A jak jest obecnie? Mówił o tym w magazynie MAGIEL nadkom. Adam Kolasa z Komendy Wojewódzkiej Policji w Łodzi. - Policjant, który podejmuje interwencje ma szeroki wachlarz zakończenia takiego postępowania. Bierze pod uwagę wszelkie okoliczności. Może pouczyć, zwrócić uwagę czyli po prostu pogrozi palcem i powie, żeby więcej tego nie robić. Drugą możliwością jest nałożenie mandatu karnego, spotykamy się z tym najczęściej podczas kontroli drogowej. Każdy obywatel ma oczywiście prawo odmowy mandatu, wówczas policjant jest zobligowany do skierowania wniosku o ukaranie do sądu. Wysokość mandatu wynosi od 20 do 500 złotych, w przypadku sądu grzywna może wynieść do 5.000 złotych. Samo nałożenie mandatu może według policjanta być niewystarczające, wówczas może od razu skierować wniosek do sądu o ukaranie. Są to jednak skrajne przypadki. Radca prawny Bartłomiej Krasiński dodał, że możemy też złożyć wniosek o uchylenie mandatu. - Od momentu jego przyjęcia mamy 7 dni na złożenie odwołania w celu jego uchylenia.

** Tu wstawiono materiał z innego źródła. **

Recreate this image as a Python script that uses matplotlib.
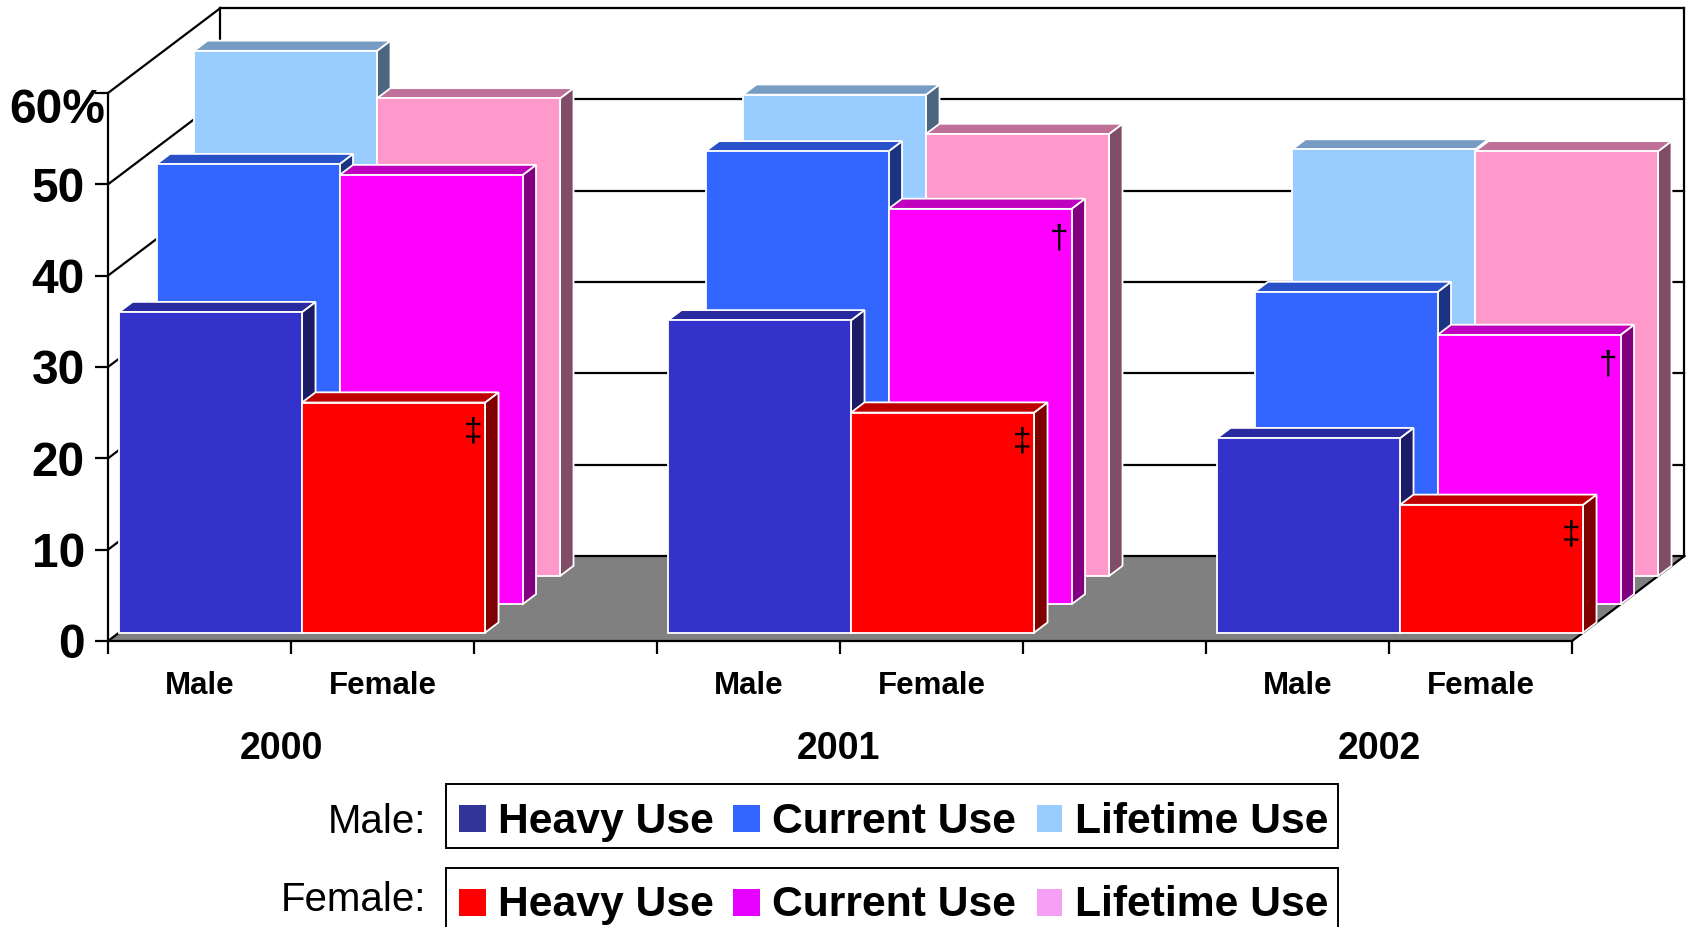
import matplotlib
matplotlib.use("Agg")
import matplotlib.pyplot as plt
from matplotlib.patches import Polygon, Rectangle

plt.rcParams['font.family'] = ['Liberation Sans', 'DejaVu Sans']

years = ["2000", "2001", "2002"]
year_label_x = [0.95, 3.99, 6.95]
category_labels = ["Male", "Female", "", "Male", "Female", "", "Male", "Female"]
y_ticks = [0, 10, 20, 30, 40, 50, 60]

male_heavy = [35.1, 34.2, 21.3]
male_current = [48.2, 49.6, 34.2]
male_lifetime = [57.5, 52.7, 46.7]
female_heavy = [25.2, 24.1, 14.0]
female_current = [47.0, 43.3, 29.5]
female_lifetime = [52.3, 48.4, 46.5]

# (front, side, top) colours
C_MH = ("#3333CC", "#1B1B66", "#2A2AA0")
C_MC = ("#3366FF", "#1B3380", "#2850C8")
C_ML = ("#99CCFF", "#4D6680", "#769CC4")
C_FH = ("#FF0000", "#800000", "#BF0000")
C_FC = ("#FF00FF", "#800080", "#BF00BF")
C_FL = ("#FF99CC", "#804D66", "#BF7099")

# significance marks: (group, series value list, layer, mark)
marks = [(0, female_heavy, 0, "‡"), (1, female_heavy, 0, "‡"), (2, female_heavy, 0, "‡"),
         (1, female_current, 1, "†"), (2, female_current, 1, "†")]

W, H = 1688, 927
fig = plt.figure(figsize=(W / 100, H / 100), dpi=100, facecolor="white")
L, R, T, B = 108, 1572, 93, 641
ax = fig.add_axes([L / W, 1 - B / H, (R - L) / W, (B - T) / H])
ax.set_xlim(0, 8)
ax.set_ylim(0, 60)
ax.patch.set_visible(False)

PX_X = (R - L) / 8
PX_Y = (B - T) / 60
DEPTH_X = 112.5 / PX_X   # full depth, in category units
DEPTH_Y = 85 / PX_Y      # full depth, in value units
LW = 1.6


def proj(x, y, d):
    return (x + d * DEPTH_X, y + d * DEPTH_Y)


def line(p, q, z=1):
    ax.plot([p[0], q[0]], [p[1], q[1]], color="black", lw=LW, clip_on=False,
            solid_capstyle="projecting", zorder=z)


# floor
ax.add_patch(Polygon([proj(0, 0, 0), proj(8, 0, 0), proj(8, 0, 1), proj(0, 0, 1)],
                     closed=True, fc="#808080", ec="none", clip_on=False, zorder=0.5))
line(proj(0, 0, 0), proj(0, 0, 1))
line(proj(8, 0, 0), proj(8, 0, 1))
line(proj(0, 0, 1), proj(8, 0, 1))
# walls and grid
line(proj(0, 0, 1), proj(0, 60, 1))
line(proj(8, 0, 1), proj(8, 60, 1))
for v in y_ticks[1:]:
    line(proj(0, v, 0), proj(0, v, 1))
    line(proj(0, v, 1), proj(8, v, 1))


def bar(x, value, layer, colors, z):
    d0 = 0.098 + layer / 3
    d1 = d0 + 0.12
    a, b = x, x + 1
    kw = dict(closed=True, ec="white", lw=1.3, clip_on=False, zorder=z, joinstyle="miter")
    ax.add_patch(Polygon([proj(b, 0, d0), proj(b, 0, d1), proj(b, value, d1), proj(b, value, d0)],
                         fc=colors[1], **kw))
    ax.add_patch(Polygon([proj(a, value, d0), proj(b, value, d0), proj(b, value, d1), proj(a, value, d1)],
                         fc=colors[2], **kw))
    ax.add_patch(Polygon([proj(a, 0, d0), proj(b, 0, d0), proj(b, value, d0), proj(a, value, d0)],
                         fc=colors[0], **kw))


series = [(2, male_lifetime, C_ML, female_lifetime, C_FL),
          (1, male_current, C_MC, female_current, C_FC),
          (0, male_heavy, C_MH, female_heavy, C_FH)]
z = 2
for layer, m_vals, m_col, f_vals, f_col in series:
    for g in range(len(years)):
        x0 = 3 * g
        bar(x0, m_vals[g], layer, m_col, z)
        z += 0.01
        bar(x0 + 1, f_vals[g], layer, f_col, z)
        z += 0.01
    z += 1

# significance marks
for g, vals, layer, mark in marks:
    x, y = proj(3 * g + 2, vals[g], 0.098 + layer / 3)
    ax.annotate(mark, (x, y), xytext=(-8.8, -21.5), textcoords="offset points",
                ha="center", va="center", fontsize=24, color="black", zorder=z + 1,
                annotation_clip=False)

# axes
for s in ("top", "right"):
    ax.spines[s].set_visible(False)
for s in ("left", "bottom"):
    ax.spines[s].set_linewidth(LW)
    ax.spines[s].set_zorder(1.5)
ax.set_yticks(y_ticks)
ax.set_yticklabels([str(v) for v in y_ticks[:-1]] + [""], fontsize=34.5, fontweight="bold")
ax.tick_params(axis="y", length=9.4, width=LW, pad=7.2)
ax.set_xticks(range(9))
ax.set_xticklabels([])
ax.tick_params(axis="x", which="major", length=9.7, width=LW)
ax.set_xticks([i + 0.5 for i in range(8)], minor=True)
ax.set_xticklabels(category_labels, minor=True, fontsize=22.5, fontweight="bold")
ax.tick_params(axis="x", which="minor", length=0, pad=21.5)
ax.annotate(f"{y_ticks[-1]}%", (0, y_ticks[-1]), xytext=(-2, -12.5), textcoords="offset points",
            ha="right", va="center", fontsize=34.5, fontweight="bold", annotation_clip=False)


def fx(x):
    return x / W


def fy(y):
    return 1 - y / H


for lab, xv in zip(years, year_label_x):
    fig.text(fx(L + xv * PX_X), fy(759), lab, ha="center", va="baseline",
             fontsize=27, fontweight="bold")

# legends
legend_names = ["Heavy Use", "Current Use", "Lifetime Use"]
legend_rows = [("Male:", ["#333399", "#3366FF", "#99CCFF"], 784, 848, 805, 833, 833),
               ("Female:", ["#FF0000", "#E600FF", "#F5A0F5"], 868, 940, 889, 916, 911)]
swatch_x = [(459, 486), (733, 760), (1037, 1062)]
text_x = [498, 772, 1075]
for name, cols, top, bot, s_top, base, name_base in legend_rows:
    fig.add_artist(Rectangle((fx(446), fy(bot)), fx(1338 - 446), (bot - top) / H,
                             transform=fig.transFigure, fc="white", ec="black", lw=1.4))
    fig.text(fx(426), fy(name_base), name, ha="right", va="baseline", fontsize=29)
    for col, (x0, x1), tx, lab in zip(cols, swatch_x, text_x, legend_names):
        fig.add_artist(Rectangle((fx(x0), fy(s_top + 27)), fx(x1 - x0), 27 / H,
                                 transform=fig.transFigure, fc=col, ec="none"))
        fig.text(fx(tx), fy(base), lab, ha="left", va="baseline", fontsize=30.7, fontweight="bold")

fig.savefig("out.png", dpi=100, facecolor="white")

Teraz się to zmieni. Słuchacze Radia Strefa FM nie pozostawili suchej nitki na projekcie. - Wywraca do góry nogami cały nasz system prawny, a nawet ustrój. Trójpodział władzy zostaje zaburzony, bo władza wykonawcza staje się jednocześnie władzą sądowniczą. Policjant jednoosobowo staje się sędzią – mówił pan Marcin. - Przy tego rodzaju ruchach totalnie gwałcona jest zasada niewinności człowieka, powoli dochodzimy do sytuacji jaka ma miejsce w Hiszpanii, gdzie jest zapisana zasada domniemania winy. Nie dziwi mnie taki ruch tych środowisk tym bardziej, że weszła już zasada antyprzemocowa. Chce się zrównać policjanta z sędzią - podkreślał Maciej Zadumiński z piotrkowskiej Konfederacji. - Będzie pan szedł sobie ulicą, dostanie pan mandat i będzie pan udowadniał, że jest pan na prawie. Kiedyś policjant, który był kierowany do służby przechodził dwuletnie szkolenie, a teraz kandydaci przechodzą szkolenie dwumiesięczne. Nietrudno zgadnąć jaki będzie efekt tego działania – dodał inny słuchacz Magla.
Co ciekawe nawet poseł Ziemi Piotrkowskiej Grzegorz Wojciechowski (PIS), który podpisał się pod projektem przygotowanym przez Jana Kanthaka (Solidarna Polska – PIS) nie jest do końca przekonany, że wejdzie on w życie.- Ja nie jestem jakimś zwolennikiem takich rozwiązań. Jest taka propozycja i będzie procedowana. Zobaczymy co z tej propozycji zostanie. Być może warto ją w komisji przedyskutować, aby ostatecznie być może nawet z niej zrezygnować – mówił w rozmowie z Radiem Strefa FM Piotrków.
Marszałek Sejmu Elżbieta Witek poinformowała w środę, że projekt dotyczący mandatów ma znaleźć się w porządku obrad Sejmu w lutym, choć wcześniej ma zostać do niego złożona autopoprawka.